1. K-means + PCA representation
2. PCA dimensionality reduction + K-means

In [None]:
from sklearn.decomposition import PCA

# scaling
X_scaled = StandardScaler().fit_transform(X)

# Number of components
pca = PCA().fit(X_scaled)
X_pca = PCA(n_components=2).fit_transform(X_scaled)

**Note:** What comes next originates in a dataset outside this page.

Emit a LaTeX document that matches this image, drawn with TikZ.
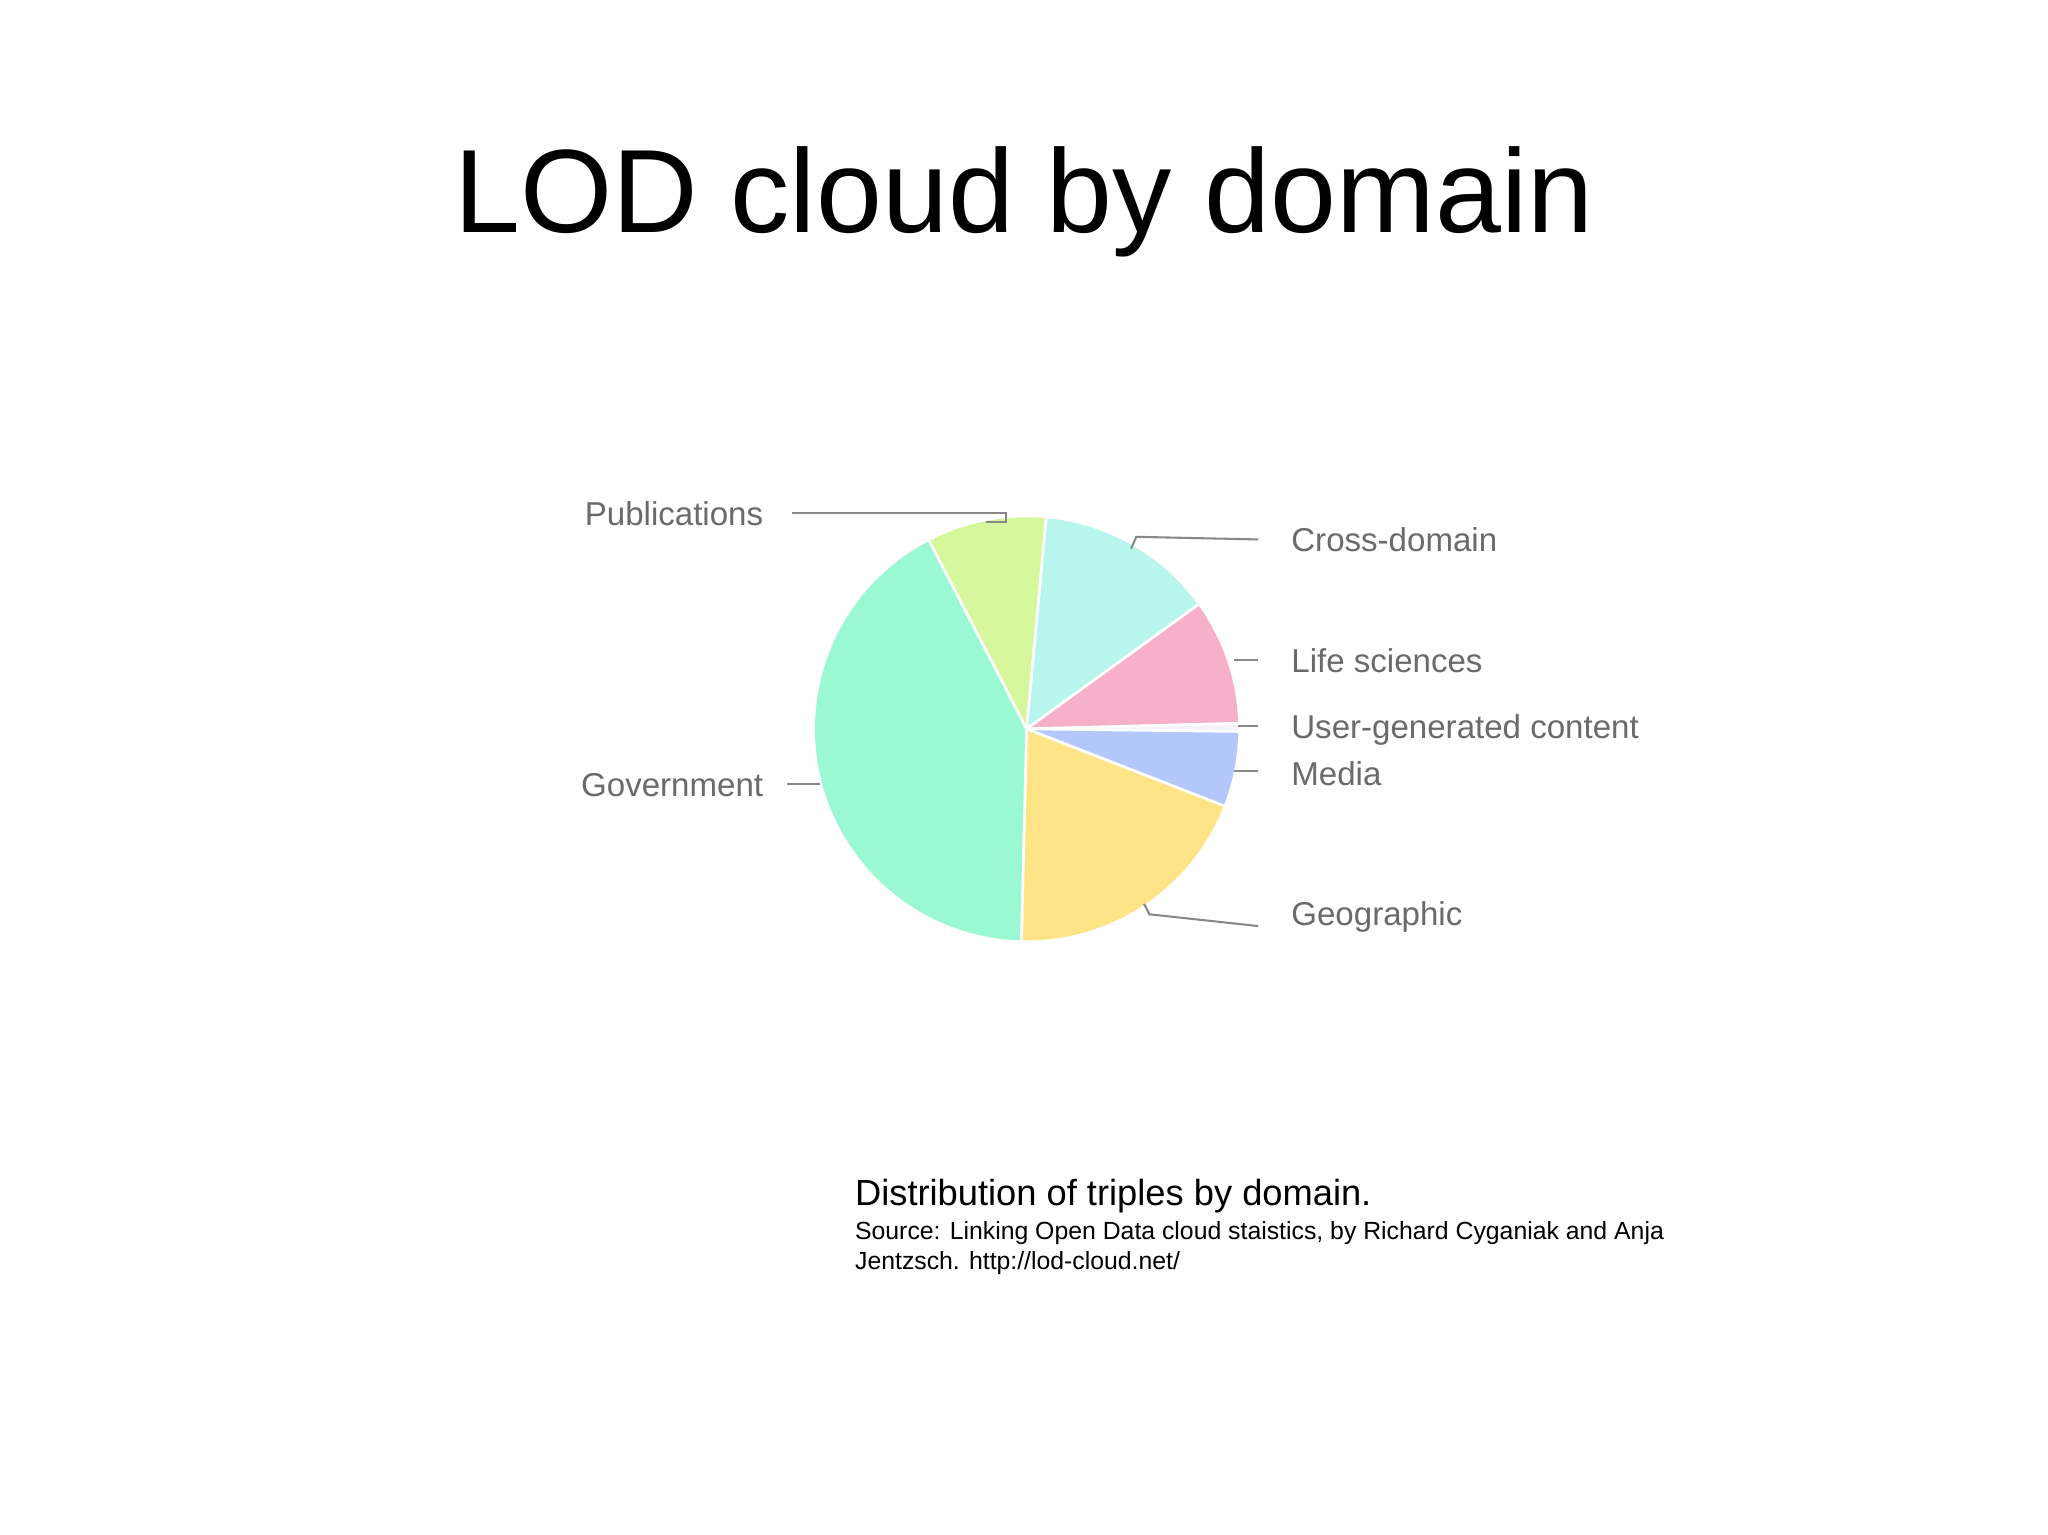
\documentclass[tikz,border=0pt]{standalone}
\usepackage{fontspec}
\setmainfont{Liberation Sans}
\definecolor{gov}{HTML}{9AF8D3}
\definecolor{pub}{HTML}{D7F79C}
\definecolor{cross}{HTML}{B8F5EC}
\definecolor{life}{HTML}{F7B0C9}
\definecolor{usr}{HTML}{F4F4F8}
\definecolor{media}{HTML}{B4C7FB}
\definecolor{geo}{HTML}{FFE487}
\definecolor{lbl}{HTML}{6A6A6A}
\begin{document}
\begin{tikzpicture}[x=0.01cm,y=-0.01cm,
  slice/.style={draw=white,line width=0.6pt},
  lab/.style={font=\fontsize{7.2pt}{8pt}\selectfont,text=lbl,inner sep=0pt},
  lead/.style={draw=lbl!80,line width=0.45pt}]
\path[use as bounding box,fill=white] (0,0) rectangle (1568,1175);
\coordinate (c) at (786,558);
\def\R{162}
\foreach \a/\b/\col in {117.4/268.6/gov, 84.7/117.4/pub, 35.9/84.7/cross, 1.5/35.9/life, -0.7/1.5/usr, -21.3/-0.7/media, -91.4/-21.3/geo}{
  \fill[\col] (c) -- ++({\R*cos(\a)},{-\R*sin(\a)}) arc[start angle=-\a,end angle=-\b,radius=\R] -- cycle;
}
\foreach \a in {117.4,268.6,84.7,35.9,1.5,-0.7,-21.3}{
  \draw[slice] (c) -- ++({\R*cos(\a)},{-\R*sin(\a)});
}
\node[lab,anchor=east] (pub) at (585,393) {Publications};
\node[lab,anchor=west] (cro) at (988,413) {Cross-domain};
\node[lab,anchor=west] (lif) at (988,506) {Life sciences};
\node[lab,anchor=west] (usg) at (988,559) {User-generated content};
\node[lab,anchor=west] (med) at (988,592) {Media};
\node[lab,anchor=west] (geg) at (988,702) {Geographic};
\node[lab,anchor=east] (gov) at (585,601) {Government};
\coordinate (p1) at (755,400); \coordinate (c1) at (866,420);
\coordinate (l1) at (945,505); \coordinate (u1) at (948,556);
\coordinate (m1) at (945,590); \coordinate (g1) at (876,692);
\coordinate (v1) at (628,600);
\draw[lead] ([xshift=6]pub.east) -- ++(164,0) |- (p1);
\draw[lead] ([xshift=-7]cro.west) -- (870,411) -- (c1);
\draw[lead] ([xshift=-7]lif.west |- l1) -- (l1);
\draw[lead] ([xshift=-7]usg.west |- u1) -- (u1);
\draw[lead] ([xshift=-7]med.west |- m1) -- (m1);
\draw[lead] ([xshift=-7,yshift=-2]geg.west) -- (880,700) -- (g1);
\draw[lead] ([xshift=5]gov.east |- v1) -- (v1);
\node[anchor=base,inner sep=0pt,font=\fontsize{25.8pt}{30pt}\selectfont] (title) at (784,178) {LOD cloud by domain};
\node[anchor=base west,inner sep=0pt,font=\fontsize{7.9pt}{9pt}\selectfont] (cap) at (654,923) {Distribution of triples by domain.};
\node[anchor=base west,inner sep=0pt,font=\fontsize{5.4pt}{6.6pt}\selectfont,align=left] (src) at (654,972) {Source: Linking Open Data cloud staistics, by Richard Cyganiak and Anja\\Jentzsch. http://lod-cloud.net/};
\end{tikzpicture}
\end{document}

# Data visualization (just 2 components)
plt.figure(figsize=(15,10))
plt.subplot(2,2,1)
plt.plot(np.cumsum(pca.explained_variance_ratio_),'.-')
plt.xlabel('number of components')
plt.ylabel('cumulative explained variance');

plt.subplot(2,2,2)
plt.bar(range(pca.n_components_), pca.explained_variance_ratio_, color='black')
plt.xlabel('PCA features')
plt.ylabel('variance %')
plt.xticks(range(pca.n_components_))

plt.subplot(2,2,3)
plt.scatter(X_pca[:,0],X_pca[:,1], c=y)
plt.xlabel('$x_1$ (PCA)',fontsize=16)
plt.ylabel('$x_2$ (PCA)',fontsize=16)

plt.subplot(2,2,4)
plt.scatter(X_pca[:,0],X_pca[:,1], c=cluster_labels)
plt.xlabel('$x_1$ (PCA)',fontsize=16)
plt.ylabel('$x_2$ (PCA)',fontsize=16)

plt.show()

#### Option 2:

In [None]:
X_pca = PCA(n_components=2).fit_transform(X_scaled)
kmeans = KMeans(n_clusters = k).fit(X_pca)

# Centroids 
centroids = kmeans.cluster_centers_

# Labels
cluster_labels = kmeans.labels_

# do the plotting
plot_scatter(X_pca,'k = ' + str(k), cluster_labels, centroids)
plt.show()

---
<a id='hierarchical'></a>
# 2. Hierarchical clustering

In [None]:
from scipy.cluster.hierarchy import dendrogram, linkage

Z = linkage(X1, 'ward')
dendrogram(Z)
plt.show()

In [None]:
from sklearn.cluster import AgglomerativeClustering

agg = AgglomerativeClustering(n_clusters=4).fit(X1)
plot_scatter(X1,'Hierarchical clustering', agg.labels_) 

---
<a id='ideas'></a>
# Project Ideas


Here there are some ideas that you might want to consider for your project:

- Apply the k-means algorithm to your dataset, was it helpful? Did you get any insight? Comment on the number of cluster you used.

- What if you used Hierarchical clustering? Any differences? 


In all above, justify your decisions.